“Have Black Voters Cooled Off?”
That question will dominate during the 2024 election season. It was put to four activist leaders who are part of our Sisters Civic Circle. Operating deep in the trenches of Black voter engagement, they bring perspectives from Atlanta, Charlotte, DC and Philadelphia.
Helen Butler, executive director, Georgia Coalition for the People’s Agenda
Tired and weary.
They don’t see their lives improving. The cost of living is up, affordable housing is not available and in many places, there is no public transportation. Add to that, it’s more difficult for voters to cast their ballots with the increasing voter suppression laws and policies. My solution is to revive our Green Book for Voter Engagement. It is a toolkit to empower voters in urban, suburban and rural communities.
Janice Robinson, North Carolina program director, Red Wine and Blue
Issues can ignite.
I can’t say whether Black voters overall have cooled off. However, here in Mecklenburg County which covers Charlotte, we have seen the voter turnout rate fall well below the NC statewide average five election cycles in a row with Black/Brown voter turnout being a factor. Not sure whether there is a lack of resources devoted to getting voters out to the polls or the effects of voter suppression. Igniting the spark in voters begins with tapping into issues most important to them.

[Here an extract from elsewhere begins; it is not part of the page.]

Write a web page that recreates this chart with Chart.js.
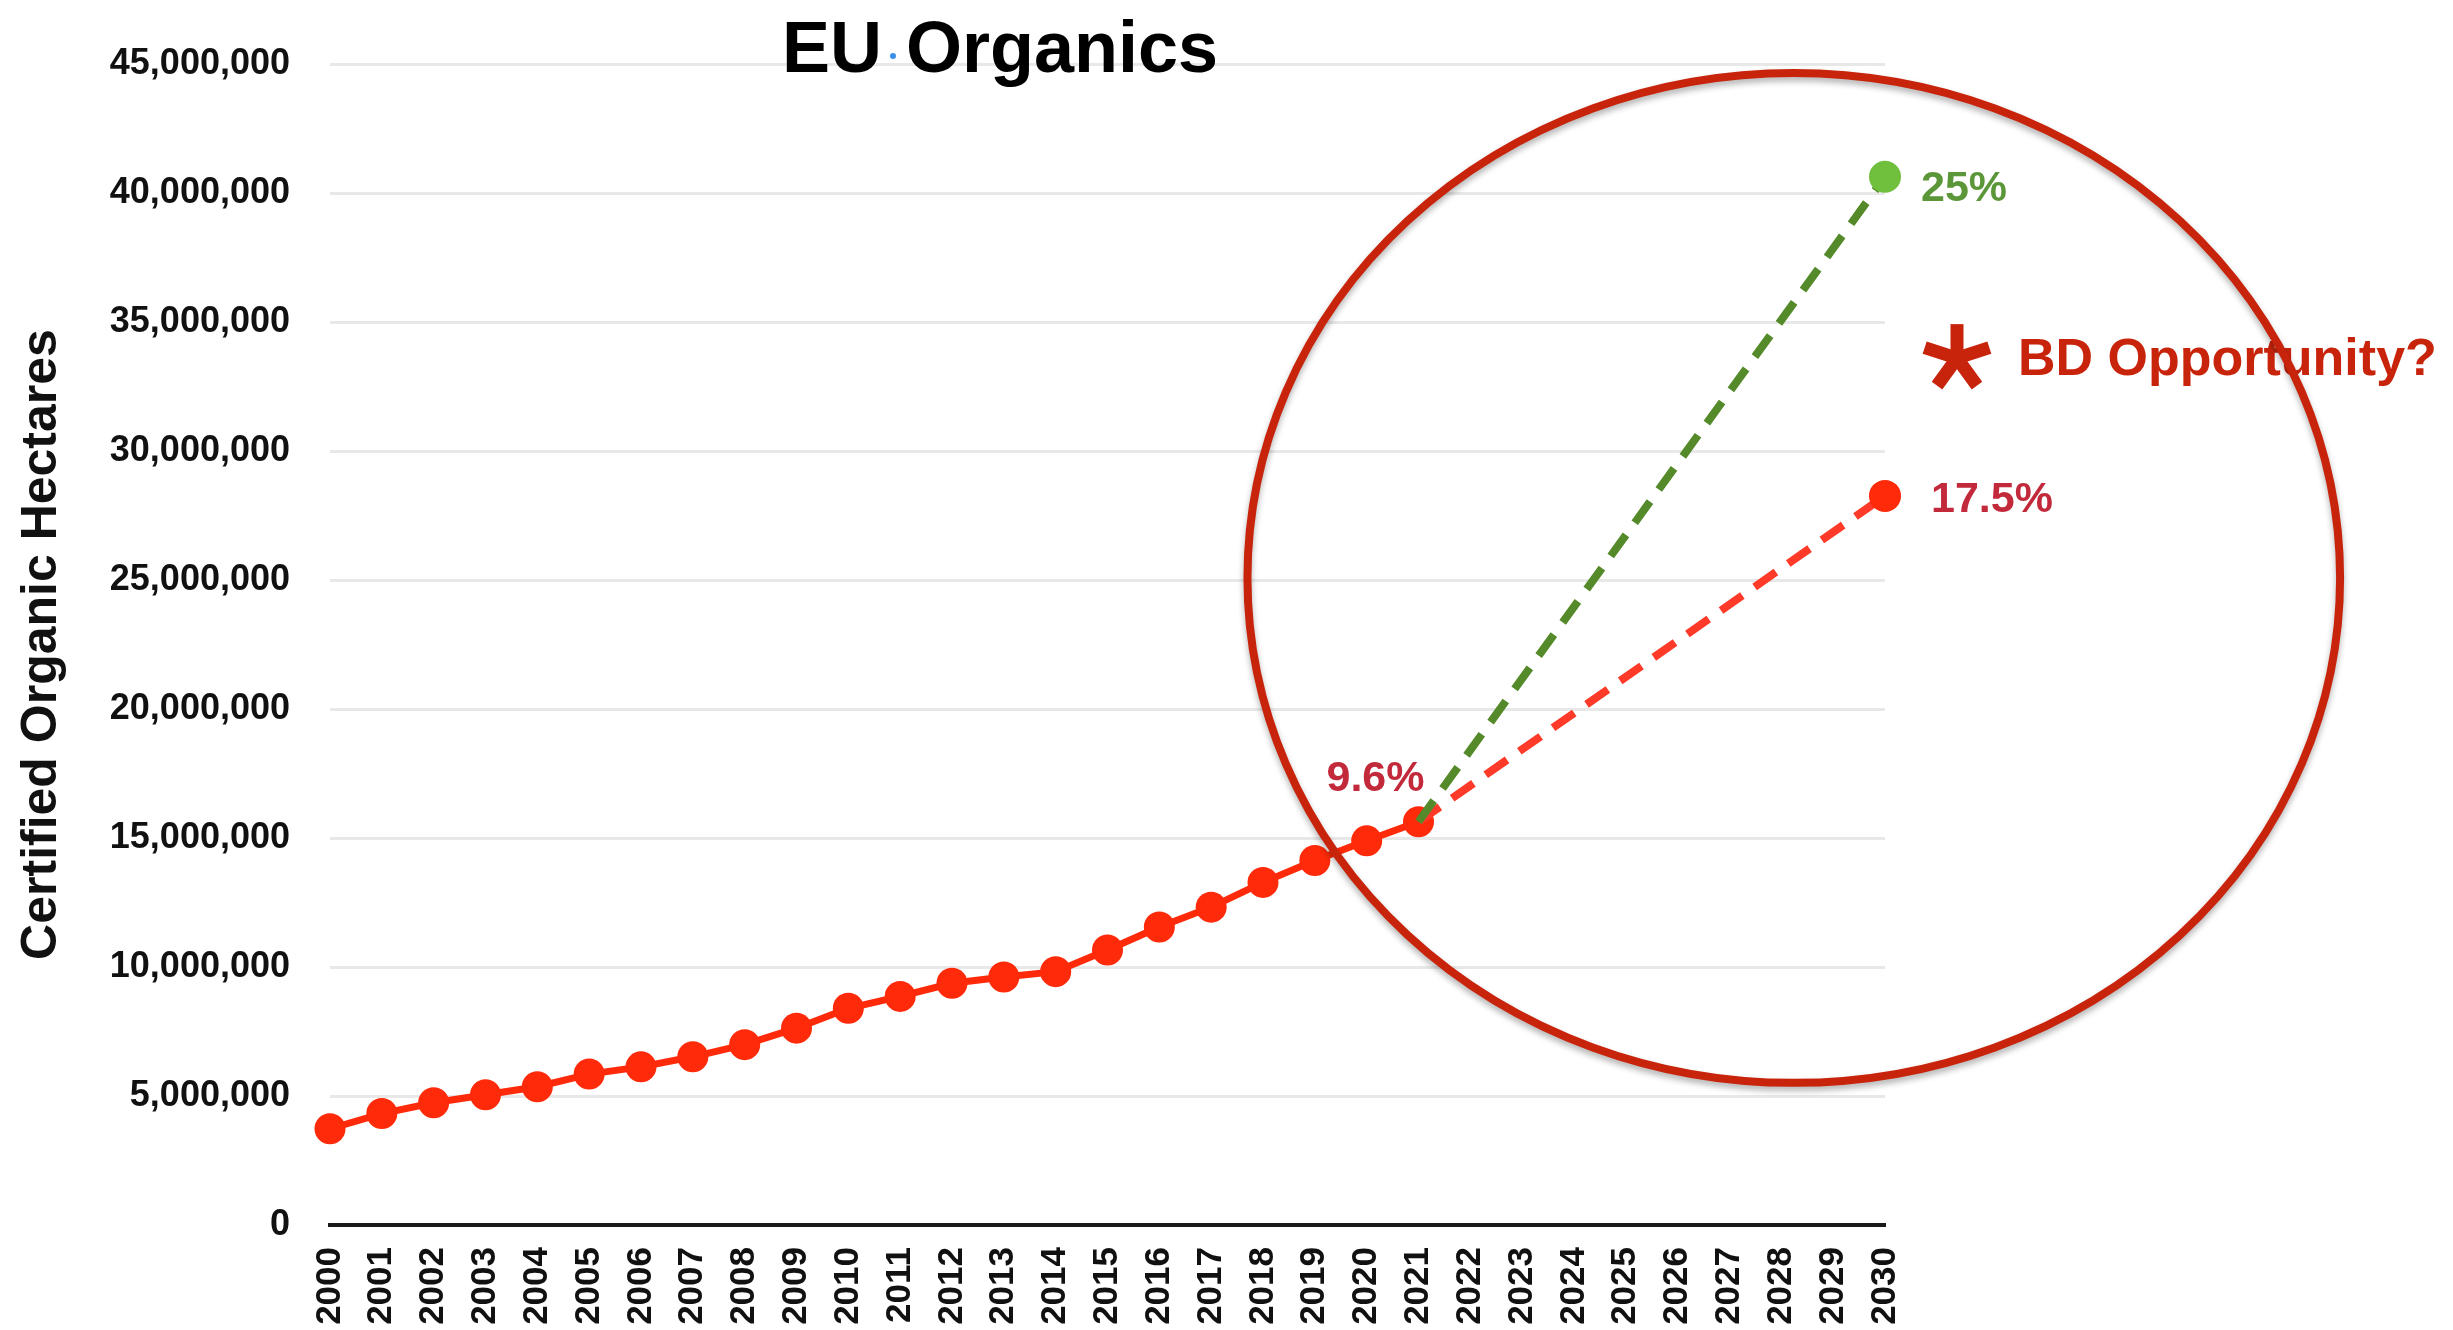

Jovida Hill, executive director, the Philadelphia Commission for Women
Close the Gender Gap
Cooling off seems to be the case in Philadelphia, but not for all voters? Black women consistently show up and turnout. After the November 7th general election when the city elected its first woman mayor (Cherelle Parker—a Black woman) citywide voter turnout was up but it was down in Black and Latino precincts compared to 2019 off-year elections. While abortion rights and LGBTQ rights fueled significant wins for Democrats nationwide, and even impacted the Pennsylvania Supreme Court race, I fear the issues were not enough to drive Black men to the polls. We have to address the gender gap in the Black community to prepare for 2024.
Holli Holliday, executive director Sisters Lead. Sisters Vote (DC-based national organization)
Fired-up, not cooling down.
We are more engaged than ever. Not only are we voting, we are participating, advocating and leading in organizations and as individuals. Across the country, more and more voting groups are being created to meet the growing needs of Black voters to have access to accurate information and voting. As conservative extremists continue their assault on our rights and freedoms, Black voters are standing up and fighting back. From abortion access to voting rights, Black people are important allies in winning these fights. Everywhere we look, in almost every sector, Black voters are leading organizations, movements, anti-war protests and even at the polls.